# Data lines
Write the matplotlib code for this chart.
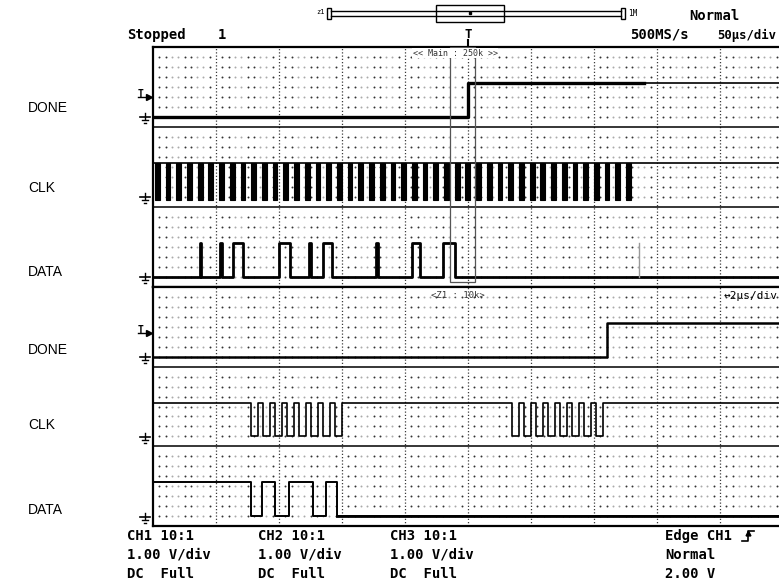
import numpy as np
import matplotlib.pyplot as plt
from matplotlib.patches import Rectangle

W, H = 779, 582

# ---------------------------------------------------------------
# data
# ---------------------------------------------------------------
labels = ['DONE', 'CLK', 'DATA', 'DONE', 'CLK', 'DATA']

# main window, 50 us/div
main_span = 500.0
done_rise_main = 250.0
clk_bursts_main = [1.5, 10.0, 18.5, 27.0, 35.5, 44.0, 52.5, 61.0, 69.5, 78.0,
                   86.5, 95.0, 103.5, 112.0, 120.5, 129.0, 137.5, 146.0, 154.5,
                   163.0, 171.5, 180.0, 188.5, 197.0, 205.5, 214.0, 222.5,
                   231.0, 239.5, 248.0, 256.5, 265.0, 273.5, 282.0, 290.5,
                   299.0, 307.5, 316.0, 324.5, 333.0, 341.5, 350.0, 358.5,
                   367.0, 375.5]
clk_burst_len = 3.8
data_pulses_main = [(37.0, 38.2), (53.5, 54.7), (63.5, 71.5), (100.0, 108.5),
                    (124.0, 125.2), (135.0, 142.0), (177.0, 178.2),
                    (205.5, 212.0), (230.0, 240.0)]
data_glitch_main = 385.5
zoom_box_main = (235.7, 255.6)

# zoom window, 2 us/div
zoom_span = 20.0
done_rise_zoom = 14.4
clk_low_zoom = [(3.11, 3.33), (3.49, 3.71), (3.87, 4.09), (4.25, 4.47),
                (4.63, 4.85), (5.02, 5.24), (5.40, 5.62), (5.78, 6.00),
                (11.40, 11.62), (11.78, 12.00), (12.16, 12.38), (12.54, 12.76),
                (12.92, 13.14), (13.30, 13.52), (13.68, 13.90), (14.06, 14.30)]
data_high_until_zoom = 3.11
data_pulses_zoom = [(3.46, 3.87), (4.32, 5.08), (5.49, 5.84)]

mono = 'DejaVu Sans Mono'


def levels(k):
    top = 8 * k
    return top + 3.6, top + 7.0


def pulse_trace(pulses, lo, hi, span, start_high_until=None):
    xs, ys = [0.0], [lo]
    if start_high_until is not None:
        xs, ys = [0.0, start_high_until, start_high_until], [hi, hi, lo]
    for a, b in pulses:
        xs += [a, a, b, b]
        ys += [lo, hi, hi, lo]
    xs.append(span)
    ys.append(lo)
    return xs, ys


def draw_grid(ax, span):
    div = span / 10
    for i in range(1, 10):
        ax.axvline(i * div, ls=(0, (1, 1.6)), color='#3a3a3a', lw=0.9, zorder=1)
    idx = np.arange(1, 100)
    idx = idx[idx % 10 != 0]
    xd = idx * div / 10
    dark = np.isin(idx % 10, [1, 2, 5, 6, 9])
    for k in range(3):
        for r in range(1, 8):
            y = 8 * k + r
            ax.scatter(xd[dark], np.full(dark.sum(), y), s=2.0, color='#333',
                       lw=0, zorder=1)
            ax.scatter(xd[~dark], np.full((~dark).sum(), y), s=2.0, color='#aaa',
                       lw=0, zorder=1)
    for y in (8, 16):
        ax.axhline(y, color='black', lw=1.1, zorder=2)
    ax.set_xlim(0, span)
    ax.set_ylim(24, 0)
    ax.set_xticks([])
    ax.set_yticks([])
    for s in ax.spines.values():
        s.set_linewidth(1.6)


fig = plt.figure(figsize=(W / 100, H / 100), dpi=100)

# overlay for text around the screen, pixel units
ov = fig.add_axes([0, 0, 1, 1])
ov.set_xlim(0, W)
ov.set_ylim(H, 0)
ov.axis('off')

x0, x1 = 153, 783
top_main = fig.add_axes([x0 / W, (H - 287) / H, (x1 - x0) / W, 240 / H])
bot_zoom = fig.add_axes([x0 / W, (H - 526) / H, (x1 - x0) / W, 239 / H])
draw_grid(top_main, main_span)
draw_grid(bot_zoom, zoom_span)

# ---- main window traces
hi, lo = levels(0)
top_main.plot([0, done_rise_main, done_rise_main, 390],
              [lo, lo, hi, hi], color='black', lw=2.4, zorder=4)
top_main.plot([390, main_span], [hi, hi], color='black', lw=1.2, zorder=4)

hi, lo = levels(1)
top_main.axhline(hi, color='black', lw=1.2, zorder=4)
for t in clk_bursts_main:
    top_main.add_patch(Rectangle((t, hi), clk_burst_len, lo - hi + 0.3,
                                 facecolor='black', edgecolor='black', lw=0.8,
                                 zorder=4))

hi, lo = levels(2)
xs, ys = pulse_trace(data_pulses_main, lo, hi, main_span)
top_main.plot(xs, ys, color='black', lw=2.0, zorder=4)
top_main.plot([data_glitch_main] * 2, [lo, hi], color='#999', lw=1, zorder=4)

zx0, zx1 = zoom_box_main
top_main.add_patch(Rectangle((zx0, 0), zx1 - zx0, 23.5, fill=False,
                             edgecolor='#555', lw=0.9, zorder=5))
top_main.text(0.412 * main_span, 0.6, '<< Main : 250k >>', family=mono,
              fontsize=6, color='#333', va='center', zorder=6,
              bbox=dict(facecolor='white', edgecolor='none', pad=0.5))

# ---- zoom window traces
hi, lo = levels(0)
bot_zoom.plot([0, done_rise_zoom, done_rise_zoom, zoom_span],
              [lo, lo, hi, hi], color='black', lw=1.8, zorder=4)

hi, lo = levels(1)
xs, ys = pulse_trace(clk_low_zoom, hi, lo, zoom_span)
bot_zoom.plot(xs, ys, color='black', lw=1.2, zorder=4)

hi, lo = levels(2)
xs, ys = pulse_trace(data_pulses_zoom, lo, hi, zoom_span,
                     start_high_until=data_high_until_zoom)
bot_zoom.plot(xs, ys, color='black', lw=1.4, zorder=4)
bot_zoom.plot([data_pulses_zoom[-1][1], zoom_span], [lo, lo], color='black',
              lw=2.0, zorder=4)

bot_zoom.text(0.442 * zoom_span, 0.85, '<Z1 : 10k>', family=mono, fontsize=6.5,
              color='#333', va='center', zorder=6)
bot_zoom.text(0.905 * zoom_span, 0.95, '↔2µs/div', family=mono, fontsize=8,
              color='black', va='center', zorder=6)

# ---- channel labels on the left
label_y = [108, 188, 272, 350, 425, 510]
for name, y in zip(labels, label_y):
    ov.text(28, y, name, family='Liberation Sans', fontsize=10, va='center')

# ground marks and trigger level marks
for k in range(6):
    gy = 47 + 80 * k + 70 if k < 3 else 287 + 80 * (k - 3) + 70
    ov.plot([145, 145], [gy - 4, gy + 2], color='black', lw=1)
    ov.plot([140, 150], [gy, gy], color='black', lw=1.2)
    ov.plot([142, 148], [gy + 3, gy + 3], color='black', lw=1)
    ov.plot([144, 146], [gy + 6, gy + 6], color='black', lw=1)
for ty in (97, 333):
    ov.text(138, ty - 3, 'T', family=mono, fontsize=7, fontweight='bold',
            va='center')
    ov.plot([138, 149], [ty, ty], color='black', lw=1)
    ov.plot([149], [ty], marker='>', color='black', ms=4)

# ---- header
ov.text(127, 35, 'Stopped', family=mono, fontsize=10, fontweight='bold', va='center')
ov.text(218, 35, '1', family=mono, fontsize=10, fontweight='bold', va='center')
ov.text(689, 16, 'Normal', family=mono, fontsize=10, fontweight='bold', va='center')
ov.text(630, 35, '500MS/s', family=mono, fontsize=10, fontweight='bold', va='center')
ov.text(717, 35, '50µs/div', family=mono, fontsize=8.8, fontweight='bold', va='center')

ov.text(316, 12, 'z1', family=mono, fontsize=5, va='center')
ov.plot([331, 621], [11, 11], color='black', lw=1)
ov.plot([331, 621], [16, 16], color='black', lw=1)
ov.add_patch(Rectangle((327, 8), 4, 11, fill=False, edgecolor='black', lw=1))
ov.add_patch(Rectangle((621, 8), 4, 11, fill=False, edgecolor='black', lw=1))
ov.text(628, 14, '1M', family=mono, fontsize=5.5, va='center')
ov.add_patch(Rectangle((436, 5), 68, 17, fill=False, edgecolor='black', lw=1))
ov.plot([470], [13], marker='s', color='black', ms=2)
ov.text(465, 35, 'T', family=mono, fontsize=9, fontweight='bold', va='center')
ov.plot([468, 468], [40, 46], color='black', lw=1.5)

# ---- footer
cols = [127, 258, 390]
for i, cx in enumerate(cols):
    ov.text(cx, 536, f'CH{i + 1} 10:1', family=mono, fontsize=10,
            fontweight='bold', va='center')
    ov.text(cx, 555, '1.00 V/div', family=mono, fontsize=10,
            fontweight='bold', va='center')
    ov.text(cx, 574, 'DC  Full', family=mono, fontsize=10,
            fontweight='bold', va='center')
ov.text(665, 536, 'Edge CH1', family=mono, fontsize=10, fontweight='bold', va='center')
ov.plot([742, 748, 748, 754], [541, 541, 531, 531], color='black', lw=1.2)
ov.plot([748], [533], marker='^', color='black', ms=3.5)
ov.text(665, 555, 'Normal', family=mono, fontsize=10, fontweight='bold', va='center')
ov.text(665, 574, '2.00 V', family=mono, fontsize=10, fontweight='bold', va='center')

fig.savefig('out.png', dpi=100)
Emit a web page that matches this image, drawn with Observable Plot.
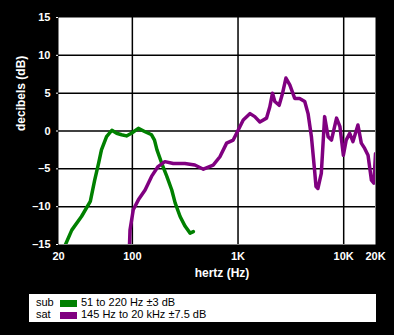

# Set exercise
Copy nothing but the lines from the top of the data down to the line containing "labels = ['DONE', 'CLK', 'DATA', 'DONE', 'CLK', 'DATA']", and leave the pictures out.

# Exercise response
Write the matplotlib code for this chart.
import numpy as np
import matplotlib.pyplot as plt
from matplotlib.patches import Rectangle

W, H = 779, 582

# ---------------------------------------------------------------
# data
# ---------------------------------------------------------------
labels = ['DONE', 'CLK', 'DATA', 'DONE', 'CLK', 'DATA']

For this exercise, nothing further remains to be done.